(DIRECTIVE)
Transcribe all of the material below word for word and leave out its pictures.

(RECORDED INFORMATION)
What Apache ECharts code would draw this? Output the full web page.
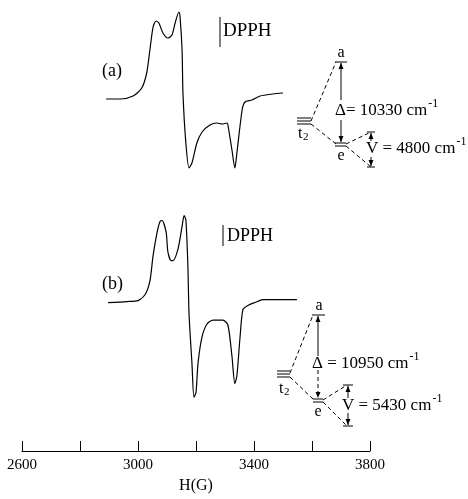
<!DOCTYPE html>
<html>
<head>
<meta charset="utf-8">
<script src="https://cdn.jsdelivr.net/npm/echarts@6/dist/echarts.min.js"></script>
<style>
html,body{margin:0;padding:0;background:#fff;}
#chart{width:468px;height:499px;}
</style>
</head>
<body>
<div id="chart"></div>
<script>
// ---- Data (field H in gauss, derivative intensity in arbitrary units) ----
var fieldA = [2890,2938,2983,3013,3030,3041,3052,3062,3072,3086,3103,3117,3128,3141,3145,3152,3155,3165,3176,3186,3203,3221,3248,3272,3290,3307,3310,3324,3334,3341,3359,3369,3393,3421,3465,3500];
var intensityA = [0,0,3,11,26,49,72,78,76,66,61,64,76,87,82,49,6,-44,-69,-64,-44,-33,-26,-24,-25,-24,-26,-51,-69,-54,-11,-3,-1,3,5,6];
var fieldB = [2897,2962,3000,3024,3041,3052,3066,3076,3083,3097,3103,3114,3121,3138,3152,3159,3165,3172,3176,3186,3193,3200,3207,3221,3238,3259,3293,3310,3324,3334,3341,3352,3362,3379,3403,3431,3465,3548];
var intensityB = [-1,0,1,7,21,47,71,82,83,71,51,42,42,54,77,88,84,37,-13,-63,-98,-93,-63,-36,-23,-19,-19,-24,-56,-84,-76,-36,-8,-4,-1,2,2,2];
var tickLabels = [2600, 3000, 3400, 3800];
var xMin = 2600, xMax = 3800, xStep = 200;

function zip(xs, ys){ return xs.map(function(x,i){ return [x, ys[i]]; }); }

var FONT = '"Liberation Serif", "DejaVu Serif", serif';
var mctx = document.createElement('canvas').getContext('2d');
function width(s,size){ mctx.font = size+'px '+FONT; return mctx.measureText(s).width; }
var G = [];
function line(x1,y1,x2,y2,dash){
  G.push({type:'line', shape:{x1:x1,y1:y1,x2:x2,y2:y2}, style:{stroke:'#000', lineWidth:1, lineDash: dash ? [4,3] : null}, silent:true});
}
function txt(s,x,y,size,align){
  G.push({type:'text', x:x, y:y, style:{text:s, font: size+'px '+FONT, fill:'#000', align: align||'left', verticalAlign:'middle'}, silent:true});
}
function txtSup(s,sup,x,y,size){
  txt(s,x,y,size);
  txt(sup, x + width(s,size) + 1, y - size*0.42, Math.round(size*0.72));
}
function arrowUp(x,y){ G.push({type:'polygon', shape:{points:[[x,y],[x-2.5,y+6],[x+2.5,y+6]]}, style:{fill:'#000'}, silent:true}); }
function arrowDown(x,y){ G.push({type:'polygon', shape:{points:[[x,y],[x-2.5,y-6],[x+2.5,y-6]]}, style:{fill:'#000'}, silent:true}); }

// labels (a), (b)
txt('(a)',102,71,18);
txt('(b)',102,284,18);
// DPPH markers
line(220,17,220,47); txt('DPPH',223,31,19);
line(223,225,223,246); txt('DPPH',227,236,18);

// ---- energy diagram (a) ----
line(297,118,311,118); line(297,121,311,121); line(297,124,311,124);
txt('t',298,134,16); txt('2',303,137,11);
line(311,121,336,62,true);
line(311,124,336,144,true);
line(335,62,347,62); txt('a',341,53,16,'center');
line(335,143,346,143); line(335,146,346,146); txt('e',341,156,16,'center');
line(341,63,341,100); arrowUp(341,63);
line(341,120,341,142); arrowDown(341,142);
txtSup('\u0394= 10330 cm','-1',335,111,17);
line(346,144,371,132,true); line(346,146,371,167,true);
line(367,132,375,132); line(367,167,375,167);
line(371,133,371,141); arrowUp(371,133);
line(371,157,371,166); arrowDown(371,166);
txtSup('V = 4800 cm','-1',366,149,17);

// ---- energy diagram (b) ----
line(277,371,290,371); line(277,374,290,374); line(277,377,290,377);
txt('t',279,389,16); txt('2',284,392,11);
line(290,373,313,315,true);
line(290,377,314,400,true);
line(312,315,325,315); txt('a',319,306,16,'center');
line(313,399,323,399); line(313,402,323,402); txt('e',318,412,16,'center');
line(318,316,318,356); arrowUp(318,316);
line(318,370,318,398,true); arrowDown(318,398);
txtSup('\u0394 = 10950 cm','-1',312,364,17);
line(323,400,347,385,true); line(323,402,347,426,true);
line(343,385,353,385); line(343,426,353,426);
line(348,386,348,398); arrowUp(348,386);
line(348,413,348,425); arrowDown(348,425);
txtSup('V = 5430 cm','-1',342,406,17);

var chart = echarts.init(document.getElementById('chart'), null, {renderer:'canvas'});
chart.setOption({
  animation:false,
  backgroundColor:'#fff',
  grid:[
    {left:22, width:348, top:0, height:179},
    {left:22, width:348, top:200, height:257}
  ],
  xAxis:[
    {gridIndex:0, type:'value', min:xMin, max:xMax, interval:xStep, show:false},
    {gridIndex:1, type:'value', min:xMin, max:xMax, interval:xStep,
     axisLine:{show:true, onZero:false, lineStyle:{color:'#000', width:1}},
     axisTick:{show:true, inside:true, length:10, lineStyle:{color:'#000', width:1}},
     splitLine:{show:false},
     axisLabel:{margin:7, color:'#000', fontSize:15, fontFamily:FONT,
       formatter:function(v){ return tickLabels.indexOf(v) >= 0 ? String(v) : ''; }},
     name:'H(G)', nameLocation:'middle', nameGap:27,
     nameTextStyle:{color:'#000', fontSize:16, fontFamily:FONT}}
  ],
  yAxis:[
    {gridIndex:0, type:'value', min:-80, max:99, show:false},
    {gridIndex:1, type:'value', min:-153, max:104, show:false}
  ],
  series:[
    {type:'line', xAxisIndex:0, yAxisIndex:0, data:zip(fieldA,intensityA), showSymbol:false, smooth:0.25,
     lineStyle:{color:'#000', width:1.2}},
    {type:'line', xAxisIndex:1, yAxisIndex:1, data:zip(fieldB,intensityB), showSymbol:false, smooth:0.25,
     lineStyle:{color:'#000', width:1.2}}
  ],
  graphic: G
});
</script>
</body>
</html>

(OUTPUT BELOW)
What Apache ECharts code would draw this? Output the full web page.
<!DOCTYPE html>
<html>
<head>
<meta charset="utf-8">
<script src="https://cdn.jsdelivr.net/npm/echarts@6/dist/echarts.min.js"></script>
<style>
html,body{margin:0;padding:0;background:#fff;}
#chart{width:468px;height:499px;}
</style>
</head>
<body>
<div id="chart"></div>
<script>
// ---- Data (field H in gauss, derivative intensity in arbitrary units) ----
var fieldA = [2890,2938,2983,3013,3030,3041,3052,3062,3072,3086,3103,3117,3128,3141,3145,3152,3155,3165,3176,3186,3203,3221,3248,3272,3290,3307,3310,3324,3334,3341,3359,3369,3393,3421,3465,3500];
var intensityA = [0,0,3,11,26,49,72,78,76,66,61,64,76,87,82,49,6,-44,-69,-64,-44,-33,-26,-24,-25,-24,-26,-51,-69,-54,-11,-3,-1,3,5,6];
var fieldB = [2897,2962,3000,3024,3041,3052,3066,3076,3083,3097,3103,3114,3121,3138,3152,3159,3165,3172,3176,3186,3193,3200,3207,3221,3238,3259,3293,3310,3324,3334,3341,3352,3362,3379,3403,3431,3465,3548];
var intensityB = [-1,0,1,7,21,47,71,82,83,71,51,42,42,54,77,88,84,37,-13,-63,-98,-93,-63,-36,-23,-19,-19,-24,-56,-84,-76,-36,-8,-4,-1,2,2,2];
var tickLabels = [2600, 3000, 3400, 3800];
var xMin = 2600, xMax = 3800, xStep = 200;

function zip(xs, ys){ return xs.map(function(x,i){ return [x, ys[i]]; }); }

var FONT = '"Liberation Serif", "DejaVu Serif", serif';
var mctx = document.createElement('canvas').getContext('2d');
function width(s,size){ mctx.font = size+'px '+FONT; return mctx.measureText(s).width; }
var G = [];
function line(x1,y1,x2,y2,dash){
  G.push({type:'line', shape:{x1:x1,y1:y1,x2:x2,y2:y2}, style:{stroke:'#000', lineWidth:1, lineDash: dash ? [4,3] : null}, silent:true});
}
function txt(s,x,y,size,align){
  G.push({type:'text', x:x, y:y, style:{text:s, font: size+'px '+FONT, fill:'#000', align: align||'left', verticalAlign:'middle'}, silent:true});
}
function txtSup(s,sup,x,y,size){
  txt(s,x,y,size);
  txt(sup, x + width(s,size) + 1, y - size*0.42, Math.round(size*0.72));
}
function arrowUp(x,y){ G.push({type:'polygon', shape:{points:[[x,y],[x-2.5,y+6],[x+2.5,y+6]]}, style:{fill:'#000'}, silent:true}); }
function arrowDown(x,y){ G.push({type:'polygon', shape:{points:[[x,y],[x-2.5,y-6],[x+2.5,y-6]]}, style:{fill:'#000'}, silent:true}); }

// labels (a), (b)
txt('(a)',102,71,18);
txt('(b)',102,284,18);
// DPPH markers
line(220,17,220,47); txt('DPPH',223,31,19);
line(223,225,223,246); txt('DPPH',227,236,18);

// ---- energy diagram (a) ----
line(297,118,311,118); line(297,121,311,121); line(297,124,311,124);
txt('t',298,134,16); txt('2',303,137,11);
line(311,121,336,62,true);
line(311,124,336,144,true);
line(335,62,347,62); txt('a',341,53,16,'center');
line(335,143,346,143); line(335,146,346,146); txt('e',341,156,16,'center');
line(341,63,341,100); arrowUp(341,63);
line(341,120,341,142); arrowDown(341,142);
txtSup('\u0394= 10330 cm','-1',335,111,17);
line(346,144,371,132,true); line(346,146,371,167,true);
line(367,132,375,132); line(367,167,375,167);
line(371,133,371,141); arrowUp(371,133);
line(371,157,371,166); arrowDown(371,166);
txtSup('V = 4800 cm','-1',366,149,17);

// ---- energy diagram (b) ----
line(277,371,290,371); line(277,374,290,374); line(277,377,290,377);
txt('t',279,389,16); txt('2',284,392,11);
line(290,373,313,315,true);
line(290,377,314,400,true);
line(312,315,325,315); txt('a',319,306,16,'center');
line(313,399,323,399); line(313,402,323,402); txt('e',318,412,16,'center');
line(318,316,318,356); arrowUp(318,316);
line(318,370,318,398,true); arrowDown(318,398);
txtSup('\u0394 = 10950 cm','-1',312,364,17);
line(323,400,347,385,true); line(323,402,347,426,true);
line(343,385,353,385); line(343,426,353,426);
line(348,386,348,398); arrowUp(348,386);
line(348,413,348,425); arrowDown(348,425);
txtSup('V = 5430 cm','-1',342,406,17);

var chart = echarts.init(document.getElementById('chart'), null, {renderer:'canvas'});
chart.setOption({
  animation:false,
  backgroundColor:'#fff',
  grid:[
    {left:22, width:348, top:0, height:179},
    {left:22, width:348, top:200, height:257}
  ],
  xAxis:[
    {gridIndex:0, type:'value', min:xMin, max:xMax, interval:xStep, show:false},
    {gridIndex:1, type:'value', min:xMin, max:xMax, interval:xStep,
     axisLine:{show:true, onZero:false, lineStyle:{color:'#000', width:1}},
     axisTick:{show:true, inside:true, length:10, lineStyle:{color:'#000', width:1}},
     splitLine:{show:false},
     axisLabel:{margin:7, color:'#000', fontSize:15, fontFamily:FONT,
       formatter:function(v){ return tickLabels.indexOf(v) >= 0 ? String(v) : ''; }},
     name:'H(G)', nameLocation:'middle', nameGap:27,
     nameTextStyle:{color:'#000', fontSize:16, fontFamily:FONT}}
  ],
  yAxis:[
    {gridIndex:0, type:'value', min:-80, max:99, show:false},
    {gridIndex:1, type:'value', min:-153, max:104, show:false}
  ],
  series:[
    {type:'line', xAxisIndex:0, yAxisIndex:0, data:zip(fieldA,intensityA), showSymbol:false, smooth:0.25,
     lineStyle:{color:'#000', width:1.2}},
    {type:'line', xAxisIndex:1, yAxisIndex:1, data:zip(fieldB,intensityB), showSymbol:false, smooth:0.25,
     lineStyle:{color:'#000', width:1.2}}
  ],
  graphic: G
});
</script>
</body>
</html>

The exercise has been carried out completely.